An interesting TV commercial for Woolite detergent caught my eye a few days ago. Yes, laundry detergent caught my eye. What stuck out most about the ad was its concluding line … “Woolite cares as much as it cleans.”
For most consumers, it doesn’t get much more humdrum than laundry detergent. We typically toss the same brand in the shopping basket as we have for years because … well, because we have for years.
Not much thought typically goes into such a seemingly mundane purchase. Unless, of course, such a banal product focuses its message on something that actually matters to consumers (caring about family, the environment, etc.) as much as it does on its cleaning properties.
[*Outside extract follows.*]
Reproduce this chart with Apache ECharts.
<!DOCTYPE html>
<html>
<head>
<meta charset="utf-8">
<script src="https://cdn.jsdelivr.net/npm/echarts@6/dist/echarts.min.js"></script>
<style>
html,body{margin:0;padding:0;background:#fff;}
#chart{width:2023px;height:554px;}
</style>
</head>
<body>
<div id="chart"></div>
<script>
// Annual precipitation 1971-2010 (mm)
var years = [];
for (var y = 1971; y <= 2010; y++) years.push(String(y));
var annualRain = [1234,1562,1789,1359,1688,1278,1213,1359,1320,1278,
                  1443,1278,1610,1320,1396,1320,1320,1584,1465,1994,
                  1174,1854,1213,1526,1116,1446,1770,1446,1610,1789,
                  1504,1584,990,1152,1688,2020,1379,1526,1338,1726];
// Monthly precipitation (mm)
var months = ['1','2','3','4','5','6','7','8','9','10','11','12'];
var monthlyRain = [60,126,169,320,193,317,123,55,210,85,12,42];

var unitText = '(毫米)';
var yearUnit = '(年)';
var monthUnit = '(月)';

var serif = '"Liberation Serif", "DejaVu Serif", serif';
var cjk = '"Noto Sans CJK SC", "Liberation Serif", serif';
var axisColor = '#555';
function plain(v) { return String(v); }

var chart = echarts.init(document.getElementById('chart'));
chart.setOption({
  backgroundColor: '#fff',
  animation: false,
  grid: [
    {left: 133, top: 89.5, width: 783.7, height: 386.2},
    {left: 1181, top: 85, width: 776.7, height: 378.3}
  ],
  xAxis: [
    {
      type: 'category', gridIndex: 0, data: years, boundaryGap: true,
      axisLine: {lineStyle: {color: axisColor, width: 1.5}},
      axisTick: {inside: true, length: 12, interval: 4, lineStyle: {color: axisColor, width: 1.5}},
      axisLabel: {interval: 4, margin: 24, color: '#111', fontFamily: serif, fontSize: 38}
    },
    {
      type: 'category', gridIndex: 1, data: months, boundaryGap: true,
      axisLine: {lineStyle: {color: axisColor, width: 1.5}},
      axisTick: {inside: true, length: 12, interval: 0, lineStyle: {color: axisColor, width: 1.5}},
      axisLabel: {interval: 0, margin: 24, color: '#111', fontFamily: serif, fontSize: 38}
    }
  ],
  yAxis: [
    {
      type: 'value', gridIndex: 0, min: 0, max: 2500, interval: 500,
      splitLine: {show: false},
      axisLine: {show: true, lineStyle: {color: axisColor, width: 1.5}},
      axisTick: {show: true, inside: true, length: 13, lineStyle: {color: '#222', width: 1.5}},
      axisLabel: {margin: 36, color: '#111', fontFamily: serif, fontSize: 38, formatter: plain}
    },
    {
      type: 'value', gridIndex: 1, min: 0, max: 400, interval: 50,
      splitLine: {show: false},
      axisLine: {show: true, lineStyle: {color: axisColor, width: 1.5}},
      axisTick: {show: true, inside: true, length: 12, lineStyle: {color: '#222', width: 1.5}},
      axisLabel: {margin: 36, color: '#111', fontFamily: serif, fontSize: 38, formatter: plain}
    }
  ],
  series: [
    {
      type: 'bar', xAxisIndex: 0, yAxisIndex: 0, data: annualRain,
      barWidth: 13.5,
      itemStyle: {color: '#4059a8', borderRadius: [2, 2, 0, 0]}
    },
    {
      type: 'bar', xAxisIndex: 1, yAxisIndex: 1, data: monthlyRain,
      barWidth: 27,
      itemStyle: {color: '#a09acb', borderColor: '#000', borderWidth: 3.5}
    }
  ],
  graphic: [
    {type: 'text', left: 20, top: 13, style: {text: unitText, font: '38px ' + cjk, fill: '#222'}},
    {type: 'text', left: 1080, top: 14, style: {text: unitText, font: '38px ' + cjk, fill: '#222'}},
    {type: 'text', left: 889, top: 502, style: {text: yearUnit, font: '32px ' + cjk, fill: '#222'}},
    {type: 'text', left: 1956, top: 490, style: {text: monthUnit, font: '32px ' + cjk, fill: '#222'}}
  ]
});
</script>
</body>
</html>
And let’s be honest. Your credit union or bank’s products and services are largely the same as anyone else’s. As cool as you think they are, they’re really just boring tools to most consumers.
Checking accounts? Zzzzzz. Online banking? Yaaaaaawn. Used car loans? Snooze city. Consumers expect these tools to work, to perform a specific function (much like laundry soap) and typically only pause to notice any difference when they don’t work (like if your detergent suddenly didn’t get out grass stains like it has for years).
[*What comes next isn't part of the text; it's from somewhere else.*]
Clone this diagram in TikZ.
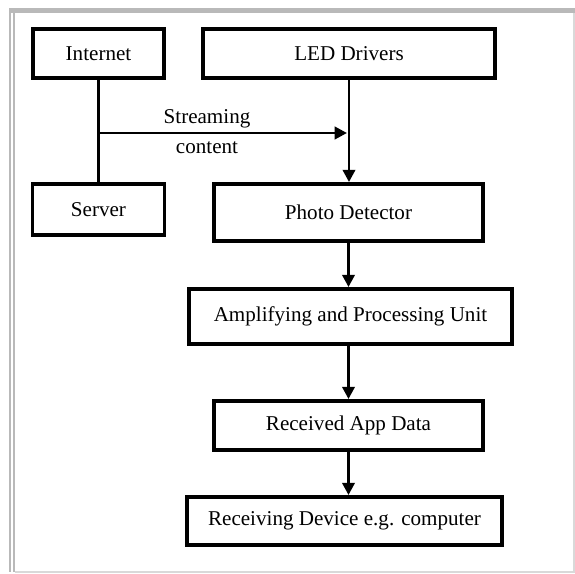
\documentclass[tikz,border=0pt]{standalone}
\usepackage{fontspec}
\setmainfont{Liberation Serif}
\usetikzlibrary{arrows.meta}

\newcommand{\px}{0.02cm}

\begin{document}
\begin{tikzpicture}[x=\px, y=-\px,
	block/.style={draw, line width=2.2pt, inner sep=0pt, font=\fontsize{12}{14}\selectfont},
	flow/.style={line width=1.7pt, -{Triangle[length=7pt, width=7pt]}}]
	
	\useasboundingbox (0,0) rectangle (575,574);
	
	% Frame
	\fill[gray!55] (9,8) rectangle (15,572);
	\fill[gray!55] (9,8) rectangle (575,13);
	\draw[white, line width=0.6pt] (12,13) -- (12,572);
	\draw[gray!30, line width=0.8pt] (15,572) -- (574,572) -- (574,13);
	
	% Nodes
	\node[block, minimum width=131*\px, minimum height=49*\px] (internet) at (98.5,53.5) {Internet};
	\node[block, minimum width=292*\px, minimum height=49*\px] (led) at (349,53.5) {LED Drivers};
	\node[block, minimum width=132*\px, minimum height=51*\px] (server) at (98.5,209.5) {Server};
	\node[block, minimum width=269*\px, minimum height=57*\px] (photo) at (348.5,212.5) {Photo Detector};
	\node[block, minimum width=323*\px, minimum height=55*\px] (amp) at (350.5,316.5) {Amplifying and Processing Unit};
	\node[block, minimum width=269*\px, minimum height=49*\px] (recv) at (348.5,425.5) {Received App Data};
	\node[block, minimum width=315*\px, minimum height=48*\px] (device) at (344.5,521) {Receiving Device e.g. computer};
	
	% Streaming path
	\coordinate (split) at (98.5,133);
	\draw[line width=1.7pt] (internet) -- (server);
	\draw[flow] (split) -- (347,133);
	\node[align=center, font=\fontsize{12}{17}\selectfont] (stream) at (207,132) {Streaming\\content};
	
	% Directed edges
	\draw[flow] (led.south) -- (led.south |- photo.north);
	\draw[flow] (photo.south) -- (photo.south |- amp.north);
	\draw[flow] (amp.south -| recv.north) -- (recv.north);
	\draw[flow] (recv.south) -- (recv.south |- device.north);
\end{tikzpicture}
\end{document}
The lesson from Woolite here is to lead with benefits, including emotional benefits, rather than with the tedious details of your products and services. Both your advertising ideas and your staff’s conversational approach to members should follow this benefits-first mentality.
Consumers need to know your financial institution cares about them and can relate to the struggles and triumphs of their daily lives. As Teddy Roosevelt said (and John Maxwell famously spread): “People don’t care how much you know until they know how much you care.”
They also want to know you’re plugged-into the community and active in things that matter to them. In fact, a recent consumer survey from Accenture shows consumers are looking to businesses more than ever to define a social standard that serves their need for a deeper sense of meaning.
For too many years, credit unions and banks have led with product and service features when consumers care more about benefits.
Donald Miller explains in his book, “Story Brand” that consumers don’t care about our feature-focused marketing material because, “that information isn’t helping them eat, drink, find a mate, fall in love, build a tribe or experience a deeper sense of meaning.”
How can your checking account make their lives easier? How can your online banking simplify their financial routine? How can your car loans help them realize the dream of a souped-up dream car, or simply reliable daily family transportation?
This is the sweet spot for your brand, not the 27 bullet points from your brochure that detail the booooooring nuts and bolts of your products and services. (You’d be surprised how often see this issue when we conduct credit union and bank marketing audits.)
From a consumer perspective, it’s very much a “what have you done for me lately?” approach when it comes to relating to what you offer as a financial institution. Or, as Woolite aptly put it, does your brand care as much as it cleans?